На вокзале все обязательно должны пройти городскую таможню, но осмотр вещей был очень беглым. Мы погрузили вещи на двухколёсную тележку и пешком отправились в пансион, который находился почти напротив Пастеровского института {164} . Содержала пансион француженка, бывшая преподавательница французского языка в Москве. Здесь проживала интернациональная компания большею частью молодых людей, приехавших работать в Институте Пастера. В столовой пансиона в качестве реликвии, напоминающей о работе хозяйки в России, стоял большой самовар. Комната у нас была большая, с огромным окном до самого пола, так что в комнату можно при желании попасть прямо с улицы. Я записал всех нас в книгу приезжающих. Конечно, никаких паспортов хозяйка не спрашивала, и я мог написать всё, что вздумается. Мы умылись у себя в комнате, и хозяйка позвала нас обедать за table d’h^ote {165} . Обедали все жившие в пансионате вместе и довольно рано – так около часу. Перед каждым прибором стояла бутылка (или одна большая бутылка на двоих) лёгкого красного вина, без которого не обходится ни одна еда во Франции.
164
Пастеровский институт – один из первых частных научно-исследовательских учреждений, основанный в 1888 году в Париже на средства, собранные по международной подписке. В первой половине XX века являлся международным центром исследований по микробиологии.
165
Общий стол (фр.)
В первый же день мы отправились на выставку, но не доходя до входа на неё увидели Швейцарский отдел: между домами был сделан громадный макет швейцарской долины с горами, пастбищами, деревней, маленькими домиками. Только войдёшь через ворота в эту искусственную долину, тут же совершенно забываешь, что находишься в центре громадного города. Полное впечатление настоящей природы. Все швейцарские кустарные изделия были выставлены в домиках. Мы протолкались в этот день по искусственной Швейцарии и на выставку уже не попали.

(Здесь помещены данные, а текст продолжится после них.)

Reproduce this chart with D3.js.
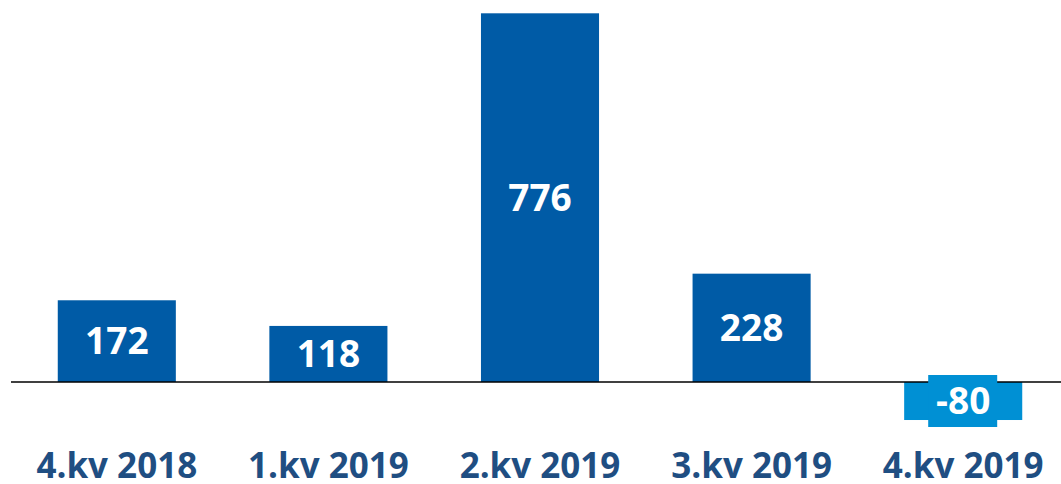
<!DOCTYPE html>
<html>
<head>
<meta charset="utf-8">
<script src="https://cdn.jsdelivr.net/npm/d3@7"></script>
<style>
  body { margin: 0; background: #fff; }
  svg { display: block; }
</style>
</head>
<body>
<script>
// chart data
const categories = ["4.kv 2018", "1.kv 2019", "2.kv 2019", "3.kv 2019", "4.kv 2019"];
const values = [172, 118, 776, 228, -80];

const width = 1061, height = 484;
const posColor = "#005BA6", negColor = "#0090D4", catColor = "#1F4E82";

const svg = d3.select("body")
  .append("svg")
  .attr("width", width)
  .attr("height", height);

let data = categories.map((c, i) => ({ cat: c, val: values[i] }));

// x band scale, runs a bit past the right edge like the original
let x = d3.scaleBand()
  .domain(categories)
  .range([11, 1069])
  .paddingInner(0.442)
  .paddingOuter(0.221);

// y scale
let y = d3.scaleLinear()
  .domain([0, 776])
  .range([382, 13.3]);

// bars
svg.append("g")
  .selectAll("rect")
  .data(data)
  .enter()
  .append("rect")
  .attr("x", d => x(d.cat))
  .attr("width", x.bandwidth())
  .attr("y", d => y(Math.max(0, d.val)))
  .attr("height", d => Math.abs(y(d.val) - y(0)))
  .style("fill", d => d.val < 0 ? negColor : posColor);

// zero line
svg.append("line")
  .attr("x1", 11)
  .attr("x2", width)
  .attr("y1", y(0))
  .attr("y2", y(0))
  .style("stroke", "#000")
  .style("stroke-width", 1.5);

// value labels
let labels = svg.append("g")
  .selectAll("g")
  .data(data)
  .enter()
  .append("g")
  .attr("transform", d => "translate(" + (x(d.cat) + x.bandwidth() / 2) + "," + ((y(d.val) + y(0)) / 2) + ")");

// negative label gets a box in the bar colour over the axis line
labels.filter(d => d.val < 0)
  .append("rect")
  .attr("x", -35)
  .attr("y", -26)
  .attr("width", 69)
  .attr("height", 52)
  .style("fill", negColor);

labels.append("text")
  .attr("text-anchor", "middle")
  .attr("dy", "0.36em")
  .style("font-family", "'Open Sans', sans-serif")
  .style("font-weight", "bold")
  .style("font-size", "37px")
  .style("fill", "#fff")
  .text(d => d.val);

// category labels
svg.append("g")
  .selectAll("text")
  .data(data)
  .enter()
  .append("text")
  .attr("x", d => x(d.cat) + x.bandwidth() / 2)
  .attr("y", 478)
  .attr("text-anchor", "middle")
  .style("font-family", "'Open Sans', sans-serif")
  .style("font-weight", "bold")
  .style("font-size", "35px")
  .style("fill", catColor)
  .text(d => d.cat);
</script>
</body>
</html>
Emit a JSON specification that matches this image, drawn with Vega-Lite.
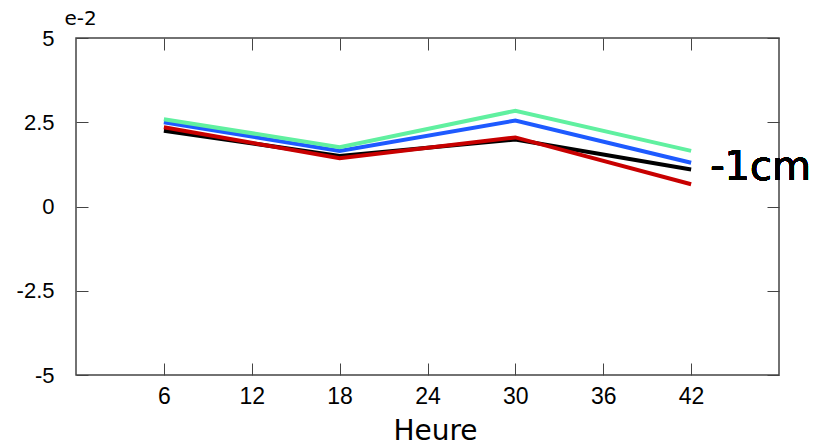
{
  "$schema": "https://vega.github.io/schema/vega-lite/v6.json",
  "width": 703,
  "height": 337,
  "autosize": "none",
  "padding": {"left": 76, "top": 38, "right": 47, "bottom": 70},
  "background": "white",
  "config": {
    "view": {"stroke": "#444", "strokeWidth": 1.5},
    "font": "Liberation Sans",
    "axis": {"grid": false, "domainColor": "#444", "tickColor": "#444", "labelColor": "black", "titleColor": "black", "labelFont": "Liberation Sans", "titleFont": "DejaVu Sans", "titleFontWeight": "normal"}
  },
  "data": {
    "values": [
      {"heure": 6, "v": 2.25, "serie": "noir"},
      {"heure": 18, "v": 1.5, "serie": "noir"},
      {"heure": 30, "v": 1.99, "serie": "noir"},
      {"heure": 42, "v": 1.1, "serie": "noir"},
      {"heure": 6, "v": 2.35, "serie": "rouge"},
      {"heure": 18, "v": 1.43, "serie": "rouge"},
      {"heure": 30, "v": 2.05, "serie": "rouge"},
      {"heure": 42, "v": 0.66, "serie": "rouge"},
      {"heure": 6, "v": 2.5, "serie": "bleu"},
      {"heure": 18, "v": 1.65, "serie": "bleu"},
      {"heure": 30, "v": 2.55, "serie": "bleu"},
      {"heure": 42, "v": 1.3, "serie": "bleu"},
      {"heure": 6, "v": 2.59, "serie": "vert"},
      {"heure": 18, "v": 1.76, "serie": "vert"},
      {"heure": 30, "v": 2.84, "serie": "vert"},
      {"heure": 42, "v": 1.65, "serie": "vert"}
    ]
  },
  "layer": [
    {
      "mark": {"type": "line", "strokeWidth": 4},
      "encoding": {
        "x": {"field": "heure", "type": "quantitative", "scale": {"domain": [0, 48], "nice": false}, "axis": {"orient": "bottom", "values": [6, 12, 18, 24, 30, 36, 42], "tickSize": -12, "labelPadding": 22, "labelFontSize": 23, "title": "Heure", "titleFontSize": 28, "titleX": 359, "titleY": 64, "titleAlign": "center", "titleBaseline": "alphabetic", "domain": false}},
        "y": {"field": "v", "type": "quantitative", "scale": {"domain": [-5, 5], "nice": false}, "axis": {"orient": "left", "values": [-5, -2.5, 0, 2.5, 5], "labelExpr": "'' + datum.value", "tickSize": -12, "labelPadding": 34, "labelFontSize": 22, "title": "e-2", "titleAngle": 0, "titleFontSize": 20, "titleX": -12, "titleY": -20, "titleAlign": "left", "titleBaseline": "middle", "domain": false}},
        "color": {"field": "serie", "type": "nominal", "scale": {"domain": ["noir", "rouge", "bleu", "vert"], "range": ["#000000", "#c80000", "#1e5aff", "#60f0a0"]}, "legend": null},
        "order": {"value": 0}
      }
    },
    {
      "mark": {"type": "text", "text": "-1cm", "fontSize": 40, "font": "DejaVu Sans", "align": "left", "baseline": "middle", "dx": 19, "clip": false},
      "encoding": {
        "x": {"datum": 42, "type": "quantitative", "axis": {"orient": "top", "values": [6, 12, 18, 24, 30, 36, 42], "tickSize": -12, "labels": false, "title": null, "domain": false}},
        "y": {"datum": 1.15, "type": "quantitative", "axis": {"orient": "right", "values": [-5, -2.5, 0, 2.5, 5], "tickSize": -12, "labels": false, "title": null, "domain": false}}
      }
    }
  ],
  "resolve": {"axis": {"x": "independent", "y": "independent"}}
}
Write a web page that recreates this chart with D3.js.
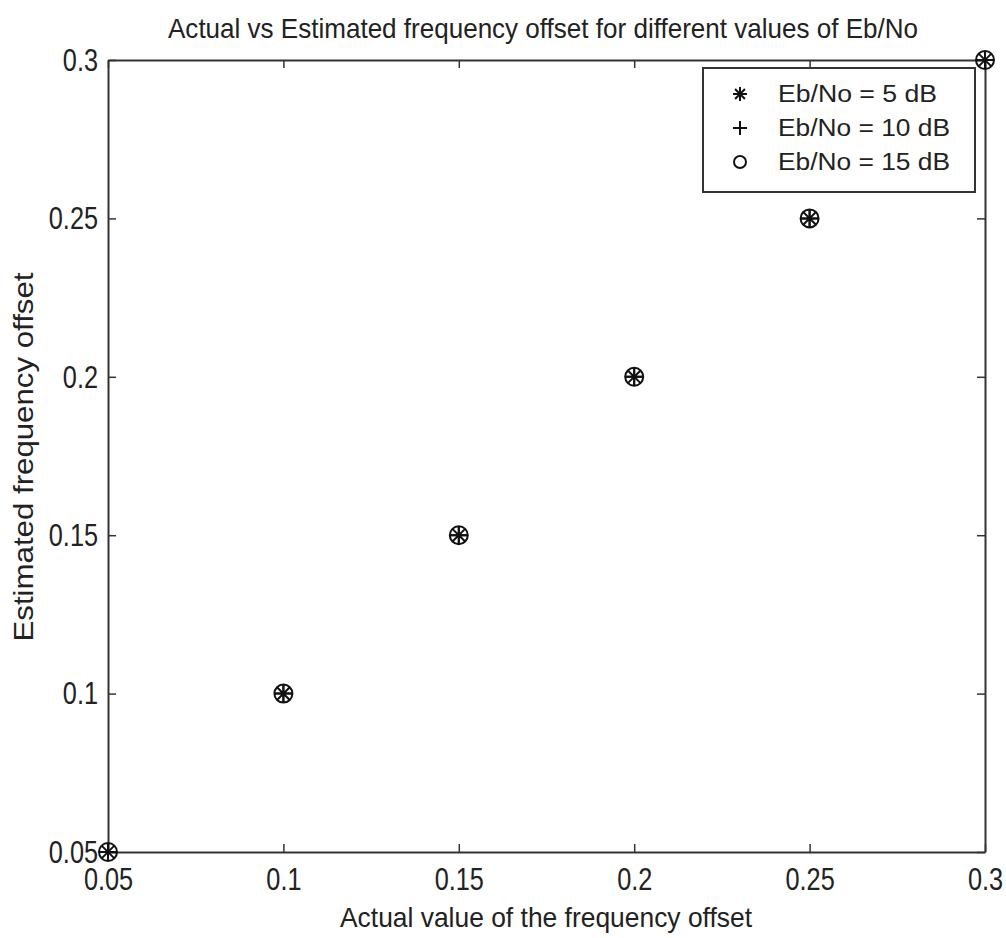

Зато все последующие дни мы отдавали выставке. Было много интересного и по технической, и по научной, и по художественной части. По технике главным образом интересен был электротехнический отдел с гигантскими установками. Громадный художественный отдел представлял картины художников всех стран света. Представителем русского отдела был художник Козлов, который постоянно проживал под Парижем в местечке Со. Мы познакомились с ним и были у него в гостях.
Из научно-популярных аттракционов занятен был «Дворец оптики», который был устроен Фламмарионом. В нём было много демонстраций, причём в чисто французском, лёгком стиле. Например, явление фотолюминисценции (фосфоросцении) демонстрировалось следующим образом. Зрители входят в маленький зрительный зал, на сцену выскакивают три или четыре девушки в розовых трико и белых плащах [4] . Девушки начинали танцевать, их сильно освещали «Юпитерами». Все сначала недоумевали, какое отношение это имеет к оптике? Но вдруг свет гас и по сцене носились светящиеся плащи – они были пропитаны фосфоресцирующим веществом.
4
В те времена даже в Париже голых на сцену не выпускали. Теперь, вероятно, девицы были бы без всякого трико. – Прим. В. Д. Зёрнова.